Caratteristica delle sfilanti in rappresentanza dei paesi isolani è anche lo sfoggio di preziosi gioielli come collane, orecchini, anelli e bracciali che provengono in maggior parte  da eredità familiari e che contribuiscono ad  abbellire il costume tradizionale che le donne sarde ancora oggi  portano con disinvoltura ed eleganza.

Preziosi anche i fazzoletti e gli scialli portati sulle spalle delle sfilanti e riccamente ricamati e che spesso sono il risultato di un lavoro di anni.

La processione del primo maggio è quindi un festival di costumi e colori  aperta dalle donne e dagli uomini che sfilano a piedi o a cavallo ma anche a bordo di quelle che erano un tempo i mezzi di trasporto diffusi cioè le “traccas” trainate da  buoi e addobbate con fiori di ogni tipo.

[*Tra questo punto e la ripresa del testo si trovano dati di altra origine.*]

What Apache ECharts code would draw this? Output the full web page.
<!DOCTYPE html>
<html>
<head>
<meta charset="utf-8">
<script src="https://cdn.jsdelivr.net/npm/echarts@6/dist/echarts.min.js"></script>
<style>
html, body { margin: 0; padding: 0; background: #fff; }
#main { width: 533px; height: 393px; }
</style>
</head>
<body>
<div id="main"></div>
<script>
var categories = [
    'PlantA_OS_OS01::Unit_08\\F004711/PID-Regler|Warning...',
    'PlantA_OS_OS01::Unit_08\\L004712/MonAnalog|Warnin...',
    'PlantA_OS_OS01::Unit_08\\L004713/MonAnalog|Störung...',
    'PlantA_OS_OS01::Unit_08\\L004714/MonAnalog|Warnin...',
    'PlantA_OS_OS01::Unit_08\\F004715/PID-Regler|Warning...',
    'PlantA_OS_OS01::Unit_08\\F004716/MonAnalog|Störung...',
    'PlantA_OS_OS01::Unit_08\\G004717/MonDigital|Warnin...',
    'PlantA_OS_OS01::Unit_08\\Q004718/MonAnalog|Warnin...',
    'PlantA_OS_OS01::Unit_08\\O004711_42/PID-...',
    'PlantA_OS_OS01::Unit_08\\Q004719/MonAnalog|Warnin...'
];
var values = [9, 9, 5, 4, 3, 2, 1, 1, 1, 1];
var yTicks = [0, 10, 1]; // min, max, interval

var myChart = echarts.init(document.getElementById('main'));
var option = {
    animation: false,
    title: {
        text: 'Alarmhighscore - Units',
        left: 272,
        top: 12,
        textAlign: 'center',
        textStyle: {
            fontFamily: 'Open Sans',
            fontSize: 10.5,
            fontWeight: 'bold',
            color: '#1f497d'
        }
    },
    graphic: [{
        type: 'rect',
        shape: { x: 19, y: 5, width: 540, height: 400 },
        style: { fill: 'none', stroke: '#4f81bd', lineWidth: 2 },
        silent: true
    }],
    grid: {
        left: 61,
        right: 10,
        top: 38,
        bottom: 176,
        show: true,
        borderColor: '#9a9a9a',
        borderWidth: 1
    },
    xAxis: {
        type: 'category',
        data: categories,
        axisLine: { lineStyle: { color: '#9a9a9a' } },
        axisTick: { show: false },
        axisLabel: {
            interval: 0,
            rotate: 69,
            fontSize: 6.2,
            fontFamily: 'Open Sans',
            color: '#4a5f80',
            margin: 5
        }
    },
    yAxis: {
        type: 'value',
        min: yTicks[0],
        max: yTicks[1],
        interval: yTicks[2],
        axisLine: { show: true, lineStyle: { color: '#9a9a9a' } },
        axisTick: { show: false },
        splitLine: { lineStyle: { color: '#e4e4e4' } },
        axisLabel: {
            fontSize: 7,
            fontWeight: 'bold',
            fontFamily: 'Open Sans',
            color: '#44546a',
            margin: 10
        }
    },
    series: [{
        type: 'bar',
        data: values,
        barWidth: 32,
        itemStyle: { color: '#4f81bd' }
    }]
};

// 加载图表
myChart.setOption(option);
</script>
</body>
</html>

Atteso in modo particolare dagli spettatori e il  passaggio dei miliziani a cavallo in rappresentanza dei quartieri di  Stampace, Marina e Villanova, corpo ausiliare del Regno di Sardegna con compiti di polizia, la cui uniforme è inconfondibile per  il cappello a cilindro rosso come la giubba rifinita da bottoni dorati e con  dei riporti ricamati neri, nera anche la gonnellina che copre i pantaloni sbuffati d’un bianco candido. 

A questo punto la sfilata si fa più solenne perché riguarda prettamente il lato religioso e così anche i colori dei costumi diventano seri e sobri come quello del terzo guardiano, che ha la responsabilità di organizzare la manifestazione, e reca lo stendardo dell’arciconfraternita del Gonfalone.

Austero e impeccabile il costume  della Guardianìa, corpo scelto dalla Confraternita,  che si compone da cilindro, frac nero e fascia azzurra sul fianchi, così  come il  costume dell’Alternos che sfila tra due mazzieri con giacca rossa e pantaloni blu,   che in origine rappresentava il viceré, anch’esso in frac e cilindro nero e  con al collo il Toson d’oro

l’onorificenza conferita al comune di Cagliari dal re di Spagna nel 1679 e la fascia tricolore per indicare il sindaco.

Il tono si fa ancor più serio ed entra nel vivo della rappresentazione religiosa  e i colori si fanno sempre più monocromatici  quando sfila la Confraternita con circa 150 persone  in abito penitenziale, nero quello delle consorelle con cordone, guanti e camicetta bianchi, mozzetta bianca e saio azzurro sul quale si nota un grande rosario bianco quello dei confratelli.

Arriva poi chi oggi ha il compito di protezione, i carabinieri, che con i colori della loro uniforme d’epoca sembrano adeguarsi al momento solenne che precede il passaggio del santo martire.

La loro divisa nero-blu  con risvolti rossi e cappello tricorno nero con  pennacchio rosso-blu anticipa il fulcro della manifestazione con la sfilata del cocchio trainato da buoi che ridanno un tono di colore alla sfilata che ridiventa policromatica  con il carro  addobbato con bandiere variopinte e tanti fiori che fanno da cornice ai tanti ex voto che durante la sfilata tanti sofferenti hanno inserito nel cocchio per richiedere al santo più amato dai sardi una grazia.